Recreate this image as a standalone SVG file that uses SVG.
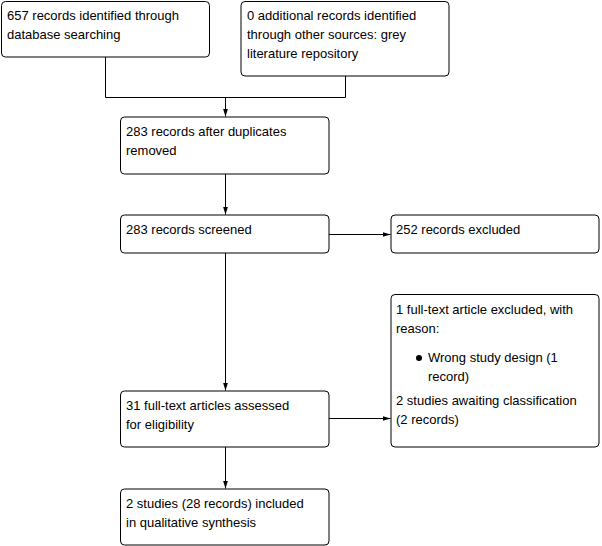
<svg xmlns="http://www.w3.org/2000/svg" width="602" height="546" viewBox="0 0 602 546">
<style>
.box{fill:#fff;stroke:#000;stroke-width:1}
text{font-family:"Liberation Sans",Arial,sans-serif;font-size:13px;fill:#000}
.ln{fill:none;stroke:#000;stroke-width:1}
</style>
<defs>
<marker id="ah" viewBox="0 0 8 8" refX="8" refY="4" markerWidth="8" markerHeight="8" markerUnits="userSpaceOnUse" orient="auto">
<path d="M0,1.5 L8,4 L0,6.5 Z" fill="#000"/>
</marker>
</defs>
<rect width="602" height="546" fill="#fff"/>
<g id="connectors">
<path class="ln" d="M105.5,57 V97.5 H345.5 V76"/>
<path class="ln" d="M225.5,97.5 V116.5" marker-end="url(#ah)"/>
<path class="ln" d="M225.5,174 V214.5" marker-end="url(#ah)"/>
<path class="ln" d="M329,234.5 H390.5" marker-end="url(#ah)"/>
<path class="ln" d="M225.5,253 V390.5" marker-end="url(#ah)"/>
<path class="ln" d="M329,418.5 H390.5" marker-end="url(#ah)"/>
<path class="ln" d="M225.5,447 V488.5" marker-end="url(#ah)"/>
</g>
<g id="n1">
<rect class="box" x="1.5" y="1.5" width="208" height="55.5" rx="4"/>
<text x="7" y="20">657 records identified through</text>
<text x="7" y="39">database searching</text>
</g>
<g id="n2">
<rect class="box" x="241" y="1.5" width="208" height="74.5" rx="4"/>
<text x="247" y="20">0 additional records identified</text>
<text x="247" y="39">through other sources: grey</text>
<text x="247" y="58">literature repository</text>
</g>
<g id="n3">
<rect class="box" x="120.5" y="117" width="208.5" height="57" rx="4"/>
<text x="126" y="136">283 records after duplicates</text>
<text x="126" y="155">removed</text>
</g>
<g id="n4">
<rect class="box" x="120.5" y="215" width="208.5" height="38" rx="4"/>
<text x="126" y="234">283 records screened</text>
</g>
<g id="n5">
<rect class="box" x="391" y="215" width="208" height="38" rx="4"/>
<text x="396" y="234">252 records excluded</text>
</g>
<g id="n6">
<rect class="box" x="391" y="294.5" width="208" height="152.5" rx="4"/>
<text x="396" y="314">1 full-text article excluded, with</text>
<text x="396" y="333">reason:</text>
<circle cx="419" cy="358" r="3" fill="#000"/>
<text x="428" y="362">Wrong study design (1</text>
<text x="428" y="381">record)</text>
<text x="396" y="405">2 studies awaiting classification</text>
<text x="396" y="424">(2 records)</text>
</g>
<g id="n7">
<rect class="box" x="120.5" y="391" width="208.5" height="56" rx="4"/>
<text x="126" y="410">31 full-text articles assessed</text>
<text x="126" y="429">for eligibility</text>
</g>
<g id="n8">
<rect class="box" x="120.5" y="489" width="208.5" height="56" rx="4"/>
<text x="126" y="508">2 studies (28 records) included</text>
<text x="126" y="527">in qualitative synthesis</text>
</g>
</svg>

■ **STATED GOAL**:
Copy out all of the data word for word. Do not carry over any picture.

■ **RESPONSE FOR THIS EXERCISE**:
Recreate this image as a standalone SVG file that uses SVG.
<svg xmlns="http://www.w3.org/2000/svg" width="602" height="546" viewBox="0 0 602 546">
<style>
.box{fill:#fff;stroke:#000;stroke-width:1}
text{font-family:"Liberation Sans",Arial,sans-serif;font-size:13px;fill:#000}
.ln{fill:none;stroke:#000;stroke-width:1}
</style>
<defs>
<marker id="ah" viewBox="0 0 8 8" refX="8" refY="4" markerWidth="8" markerHeight="8" markerUnits="userSpaceOnUse" orient="auto">
<path d="M0,1.5 L8,4 L0,6.5 Z" fill="#000"/>
</marker>
</defs>
<rect width="602" height="546" fill="#fff"/>
<g id="connectors">
<path class="ln" d="M105.5,57 V97.5 H345.5 V76"/>
<path class="ln" d="M225.5,97.5 V116.5" marker-end="url(#ah)"/>
<path class="ln" d="M225.5,174 V214.5" marker-end="url(#ah)"/>
<path class="ln" d="M329,234.5 H390.5" marker-end="url(#ah)"/>
<path class="ln" d="M225.5,253 V390.5" marker-end="url(#ah)"/>
<path class="ln" d="M329,418.5 H390.5" marker-end="url(#ah)"/>
<path class="ln" d="M225.5,447 V488.5" marker-end="url(#ah)"/>
</g>
<g id="n1">
<rect class="box" x="1.5" y="1.5" width="208" height="55.5" rx="4"/>
<text x="7" y="20">657 records identified through</text>
<text x="7" y="39">database searching</text>
</g>
<g id="n2">
<rect class="box" x="241" y="1.5" width="208" height="74.5" rx="4"/>
<text x="247" y="20">0 additional records identified</text>
<text x="247" y="39">through other sources: grey</text>
<text x="247" y="58">literature repository</text>
</g>
<g id="n3">
<rect class="box" x="120.5" y="117" width="208.5" height="57" rx="4"/>
<text x="126" y="136">283 records after duplicates</text>
<text x="126" y="155">removed</text>
</g>
<g id="n4">
<rect class="box" x="120.5" y="215" width="208.5" height="38" rx="4"/>
<text x="126" y="234">283 records screened</text>
</g>
<g id="n5">
<rect class="box" x="391" y="215" width="208" height="38" rx="4"/>
<text x="396" y="234">252 records excluded</text>
</g>
<g id="n6">
<rect class="box" x="391" y="294.5" width="208" height="152.5" rx="4"/>
<text x="396" y="314">1 full-text article excluded, with</text>
<text x="396" y="333">reason:</text>
<circle cx="419" cy="358" r="3" fill="#000"/>
<text x="428" y="362">Wrong study design (1</text>
<text x="428" y="381">record)</text>
<text x="396" y="405">2 studies awaiting classification</text>
<text x="396" y="424">(2 records)</text>
</g>
<g id="n7">
<rect class="box" x="120.5" y="391" width="208.5" height="56" rx="4"/>
<text x="126" y="410">31 full-text articles assessed</text>
<text x="126" y="429">for eligibility</text>
</g>
<g id="n8">
<rect class="box" x="120.5" y="489" width="208.5" height="56" rx="4"/>
<text x="126" y="508">2 studies (28 records) included</text>
<text x="126" y="527">in qualitative synthesis</text>
</g>
</svg>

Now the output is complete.